Plant It Forward is also trying to expand their educational mission beyond refugees, working with schools and formerly incarcerated people. And they want to help farmers get special certifications that would allow them to sell to new buyers, like cafeterias.
Houston-area chefs are another potential market for Plant It Forward farmers. Board member and Trinidadian chef Keisha Griggs has been buying from refugee farmers for years. Previously, she created a dinner series called Black Chef Table, which featured meals by Black chefs and growers.
“So all the food, the meat, the honey, the eggs, came from African American farmers or immigrant farmers that are located here in the city, and chefs from all over the country came in and we did dinners,” she said.
That’s when her relationship with Plant It Forward took off.
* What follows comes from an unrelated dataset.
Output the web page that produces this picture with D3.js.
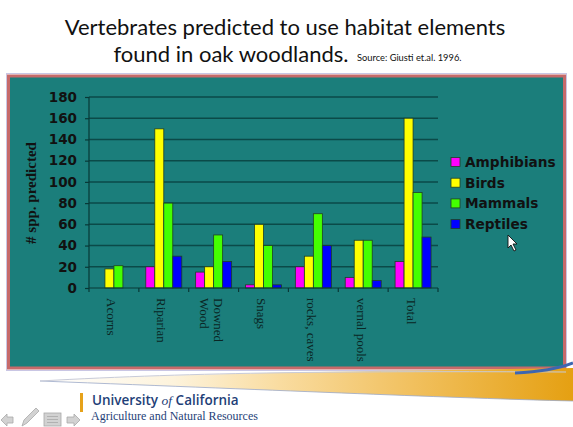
<!DOCTYPE html>
<html>
<head>
<meta charset="utf-8">
<script src="https://cdn.jsdelivr.net/npm/d3@7"></script>
<style>
  html, body { margin: 0; padding: 0; background: #fff; }
  svg { display: block; }
</style>
</head>
<body>
<div id="chart"></div>
<script>
(function(){
    var categories = ["Acorns", "Riparian", "Downed Wood", "Snags", "rocks, caves", "vernal pools", "Total"];
    var series = ["Amphibians", "Birds", "Mammals", "Reptiles"];
    var amphibians = [0, 20, 15, 3, 20, 10, 25];
    var birds = [18, 150, 20, 60, 30, 45, 160];
    var mammals = [21, 80, 50, 40, 70, 45, 90];
    var reptiles = [0, 30, 25, 3, 40, 7, 48];
    var yTicks = [0, 20, 40, 60, 80, 100, 120, 140, 160, 180];

    var colors = {
        "Amphibians": "#ff00ff",
        "Birds": "#ffff00",
        "Mammals": "#44ff00",
        "Reptiles": "#0000ff"
    };
    var values = {
        "Amphibians": amphibians,
        "Birds": birds,
        "Mammals": mammals,
        "Reptiles": reptiles
    };

    var W = 573, H = 427;
    var plot = {left: 89, right: 438, top: 97, bottom: 288};

    var svg = d3.select("#chart").append("svg")
        .attr("width", W)
        .attr("height", H);

    // slide title
    var title = svg.append("g")
        .attr("font-family", "Lato, 'Open Sans', sans-serif")
        .attr("fill", "#111");
    title.append("text")
        .attr("x", 285).attr("y", 35)
        .attr("text-anchor", "middle")
        .attr("font-size", 22)
        .text("Vertebrates predicted to use habitat elements");
    title.append("text")
        .attr("x", 231).attr("y", 62)
        .attr("text-anchor", "middle")
        .attr("font-size", 22)
        .text("found in oak woodlands.");
    title.append("text")
        .attr("x", 357).attr("y", 61)
        .attr("font-size", 9.3)
        .text("Source: Giusti et.al. 1996.");

    // chart panel
    svg.append("rect")
        .attr("x", 6.5).attr("y", 73.5)
        .attr("width", 560).attr("height", 297)
        .attr("fill", "none")
        .attr("stroke", "#c9c6e4");
    svg.append("rect")
        .attr("x", 8.5).attr("y", 76)
        .attr("width", 556).attr("height", 292)
        .attr("fill", "#1b7e7b")
        .attr("stroke", "#c66a6a")
        .attr("stroke-width", 3);

    var x = d3.scaleBand()
        .domain(categories)
        .range([plot.left, plot.right])
        .paddingInner(0)
        .paddingOuter(0);

    var xs = d3.scaleBand()
        .domain(series)
        .range([0, x.bandwidth()])
        .paddingInner(0)
        .paddingOuter(0.77);

    var y = d3.scaleLinear()
        .domain([0, 180])
        .range([plot.bottom, plot.top]);

    // gridlines
    svg.append("g")
        .selectAll("line")
        .data(yTicks.slice(1))
        .enter().append("line")
        .attr("x1", plot.left).attr("x2", plot.right)
        .attr("y1", function(d){ return y(d); })
        .attr("y2", function(d){ return y(d); })
        .attr("stroke", "#0b4a48")
        .attr("stroke-width", 1.5);

    // bars
    var group = svg.append("g").selectAll("g")
        .data(categories)
        .enter().append("g")
        .attr("transform", function(d){ return "translate(" + x(d) + ",0)"; });

    group.selectAll("rect")
        .data(function(d, i){
            return series.map(function(s){ return {key: s, value: values[s][i]}; });
        })
        .enter().append("rect")
        .filter(function(d){ return d.value > 0; })
        .attr("x", function(d){ return xs(d.key); })
        .attr("y", function(d){ return y(d.value); })
        .attr("width", xs.bandwidth())
        .attr("height", function(d){ return y(0) - y(d.value); })
        .attr("fill", function(d){ return colors[d.key]; })
        .attr("stroke", "#1f3f25")
        .attr("stroke-width", 0.8);

    // y axis
    var yAxis = d3.axisLeft(y)
        .tickValues(yTicks)
        .tickSize(4)
        .tickPadding(8);
    var yg = svg.append("g")
        .attr("transform", "translate(" + plot.left + ",0)")
        .call(yAxis);
    yg.selectAll("path, line").attr("stroke", "#083836").attr("stroke-width", 1.2);
    yg.select(".domain").attr("d", "M0," + plot.top + "V" + plot.bottom);
    yg.selectAll("text")
        .attr("font-family", "'DejaVu Sans', Verdana, sans-serif")
        .attr("font-weight", "bold")
        .attr("font-size", 13.5)
        .attr("fill", "#111");

    // x axis: ticks at category boundaries
    var xg = svg.append("g");
    xg.append("line")
        .attr("x1", plot.left).attr("x2", plot.right)
        .attr("y1", plot.bottom).attr("y2", plot.bottom)
        .attr("stroke", "#083836").attr("stroke-width", 1.2);
    xg.selectAll(".tick")
        .data(categories.concat([null]))
        .enter().append("line")
        .attr("x1", function(d){ return d === null ? plot.right : x(d); })
        .attr("x2", function(d){ return d === null ? plot.right : x(d); })
        .attr("y1", plot.bottom).attr("y2", plot.bottom + 4)
        .attr("stroke", "#083836").attr("stroke-width", 1.2);

    var labelWraps = {"Downed Wood": ["Downed", "Wood"]};
    var xl = xg.selectAll(".xlabel")
        .data(categories)
        .enter().append("text")
        .attr("transform", function(d){
            return "translate(" + (x(d) + x.bandwidth() / 2 - 2) + "," + (plot.bottom + 10) + ") rotate(90)";
        })
        .attr("font-family", "'Liberation Serif', 'Times New Roman', serif")
        .attr("font-size", 13)
        .attr("fill", "#0a2624");
    xl.each(function(d){
        var lines = labelWraps[d] || [d];
        var t = d3.select(this);
        lines.forEach(function(line, i){
            var off = (i - (lines.length - 1) / 2) * 14;
            t.append("tspan")
                .attr("x", 0)
                .attr("y", off)
                .attr("dy", "0.35em")
                .text(line);
        });
    });

    // y title
    svg.append("text")
        .attr("transform", "translate(36,193) rotate(-90)")
        .attr("text-anchor", "middle")
        .attr("font-family", "'Liberation Serif', 'Times New Roman', serif")
        .attr("font-weight", "bold")
        .attr("font-size", 15)
        .attr("fill", "#111")
        .text("# spp. predicted");

    // legend
    var legend = svg.append("g")
        .attr("transform", "translate(451,162)");
    var item = legend.selectAll("g")
        .data(series)
        .enter().append("g")
        .attr("transform", function(d, i){ return "translate(0," + (i * 20.7) + ")"; });
    item.append("rect")
        .attr("x", 0).attr("y", -4.5)
        .attr("width", 9).attr("height", 9)
        .attr("fill", function(d){ return colors[d]; })
        .attr("stroke", "#1f3f25")
        .attr("stroke-width", 0.8);
    item.append("text")
        .attr("x", 14).attr("y", 0)
        .attr("dy", "0.36em")
        .attr("font-family", "'DejaVu Sans', Verdana, sans-serif")
        .attr("font-weight", "bold")
        .attr("font-size", 13.7)
        .attr("fill", "#111")
        .text(function(d){ return d; });

    // mouse pointer
    svg.append("path")
        .attr("transform", "translate(508,235)")
        .attr("d", "M0,0 L0,13 L3,10 L6,16 L8,15 L5,9 L9,9 Z")
        .attr("fill", "#fff")
        .attr("stroke", "#111")
        .attr("stroke-width", 0.9);

    // footer swoosh
    var defs = svg.append("defs");
    var grad = defs.append("linearGradient")
        .attr("id", "swoosh")
        .attr("x1", "0%").attr("x2", "100%");
    grad.append("stop").attr("offset", "0%").attr("stop-color", "#ffffff");
    grad.append("stop").attr("offset", "25%").attr("stop-color", "#fdf3dc");
    grad.append("stop").attr("offset", "45%").attr("stop-color", "#f9dca0");
    grad.append("stop").attr("offset", "70%").attr("stop-color", "#f1c05e");
    grad.append("stop").attr("offset", "100%").attr("stop-color", "#e5a012");

    svg.append("path")
        .attr("d", "M40,381 C200,372 400,371 573,368 L573,401 C450,398 300,391 40,381 Z")
        .attr("fill", "url(#swoosh)");
    svg.append("path")
        .attr("d", "M40,381 C300,391 450,398 573,401")
        .attr("fill", "none")
        .attr("stroke", "#9aa8c8")
        .attr("stroke-width", 0.8);
    svg.append("path")
        .attr("d", "M40,381 C200,372 350,371 566,372")
        .attr("fill", "none")
        .attr("stroke", "#c8cbd8")
        .attr("stroke-width", 1);
    svg.append("path")
        .attr("d", "M515,373 C540,372 558,369 573,363")
        .attr("fill", "none")
        .attr("stroke", "#3d66b0")
        .attr("stroke-width", 3);

    // UC logo
    svg.append("rect")
        .attr("x", 80).attr("y", 393)
        .attr("width", 3).attr("height", 19)
        .attr("fill", "#e6a21a");
    var uc = svg.append("text")
        .attr("x", 92).attr("y", 405)
        .attr("font-family", "'Open Sans', sans-serif")
        .attr("font-weight", 600)
        .attr("font-size", 13.5)
        .attr("fill", "#1f3f78");
    uc.append("tspan").text("University ");
    uc.append("tspan")
        .attr("font-family", "'Liberation Serif', serif")
        .attr("font-style", "italic")
        .attr("font-weight", "normal")
        .text("of");
    uc.append("tspan").text(" California");
    svg.append("text")
        .attr("x", 91).attr("y", 420)
        .attr("font-family", "'Liberation Serif', serif")
        .attr("font-size", 12)
        .attr("fill", "#1f3f78")
        .text("Agriculture and Natural Resources");

    // slide navigation icons
    var nav = svg.append("g")
        .attr("fill", "#d2d2d2")
        .attr("stroke", "#a8a8a8")
        .attr("stroke-width", 0.8);
    nav.append("path").attr("d", "M1,420 L7,414 L7,417 L13,417 L13,423 L7,423 L7,426 Z");
    nav.append("path").attr("d", "M22,426 L24,420 L36,408 L39,411 L27,423 Z");
    nav.append("rect").attr("x", 44).attr("y", 413).attr("width", 17).attr("height", 13);
    nav.selectAll(".ln").data([416.5, 419.5, 422.5]).enter().append("line")
        .attr("x1", 47).attr("x2", 58)
        .attr("y1", function(d){ return d; }).attr("y2", function(d){ return d; })
        .attr("stroke", "#a8a8a8");
    nav.append("path").attr("d", "M80,420 L74,414 L74,417 L67,417 L67,423 L74,423 L74,426 Z");
}());
</script>
</body>
</html>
Every week she’d shop around for fresh ingredients from farmers. She did pay a little more for the produce, but she said the real challenge was being able to regularly find the amount of vegetables she needed that week.
“It was the accessibility and the consistency”, she said. “I don’t know I can get it on every Tuesday my five pounds of whatever.”
She was able to make time to shop from different small farms each week for her Black Chef Table dinners. But that’s not realistic for most chefs.
“When you’re running a business, you don’t have time to do that,” she said.
That’s why it’s critical Plant It Forward becomes more strategic about what their network of farmers grows: so they can offer the quality and quantity a restaurant needs.
“Having the consistency to that model is where that process will shine,” Griggs said.
Now she’s asking industry peers to try working with farmers more intentionally. At a recent meeting of Houston chefs, she pitched Plant It Forward farms as a place chefs can source things like herbs for mocktails.
Griggs said chefs were interested — if the farmers can deliver the produce consistently.
She said she’s hopeful more of the food that makes up Houston’s international culinary scene can be grown locally. But organizational change and growing food ecosystems takes longer than a harvest season and farmer Toto Alimasi has produce he needs to sell now.
This year, he can’t count on the food bank. He fears what this means for his business.
“If the food bank cannot come back, we are afraid of how we will continue. Because the food bank was our bigger customer for our product, the market cannot finish it all,” Alimasi said.
He’s not sure what he’s going to do — he’s not selling enough produce right now to cover his mortgage.
“Now we suspect if the food bank cannot come, we are losing our time,” he said.